Let’s get right to it:
- What does President Trump do when faced with very real reports of a slowing economy and possible pending recession? He blames it all on the “fake news media,” as reported by The Hill. Here’s what he tweeted:
“The Fake News Media is doing everything they can to crash the economy because they think that will be bad for me and my re-election. The problem they have is that the economy is way too strong and we will soon be winning big on Trade, and everyone knows that, including China!”

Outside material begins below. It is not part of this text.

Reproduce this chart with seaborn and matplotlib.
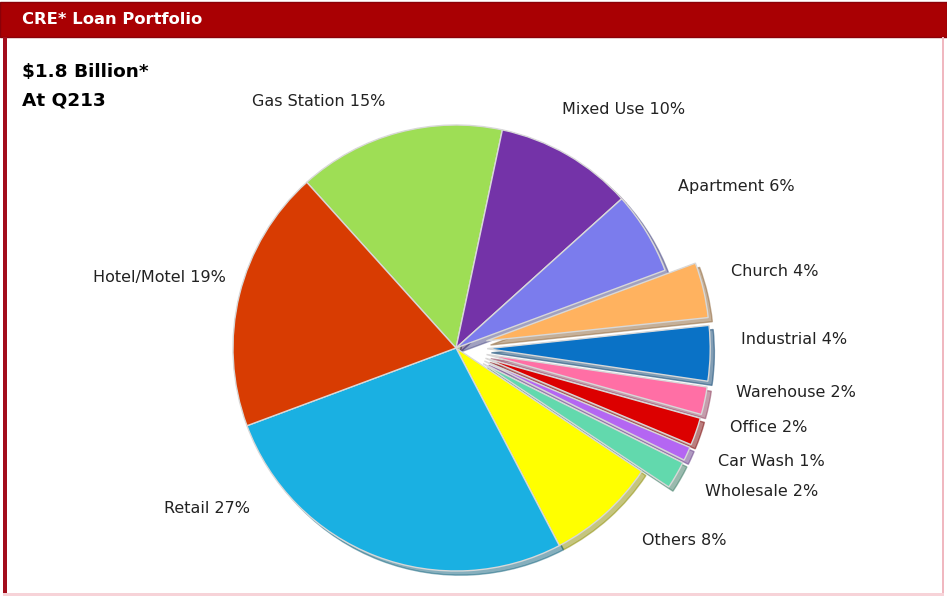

- Continuing from last week’s stories about conspiracy theories, the big one these days is QAnon. What is QAnon? From Salon’s story: “QAnon is based upon the idea that there is a worldwide cabal of Satan-worshiping pedophiles who rule the world, essentially, and they control everything. They control politicians, and they control the media. They control Hollywood, and they cover up their existence, essentially. And they would have continued ruling the world, were it not for the election of President Donald Trump.” Yeah, it’s tinfoil hat stuff, but a growing number of Trump supporters are buying into it. Read and decide for yourself.
- A Facebook meme making the rounds claims that “Congressional salaries have gone up 231%.” This is simply not true. As clarified by FactCheck.org, members of Congress haven’t received a pay raise in a decade. And before that, automatica cost-of-living adjustments resulted in a much smaller increase of 94.4% over the twenty-year period from 1989 to 2009 – less than 5% a year, on average. Now, you may think that our Congresspeople are overpaid, especially concerning their lack of legislative action over the past few years, but their salaries haven’t been going up.
- We talk a lot about fake news, but what about fake crowds? The Atlantic has the story, all about “the business of generating fake enthusiasm. It’s all about astroturfing and paying companies like Crowds on Demand to rent phony baloney crowds for campaign rallies and such. Read it here.
- The latest scientific research suggests that fake news creates false memories. That is, when someone reads a fake news story, especially one in “highly emotional, partisan political contests,” they later remember it as something that really happened. This is according to a recent study published in Psychological Science.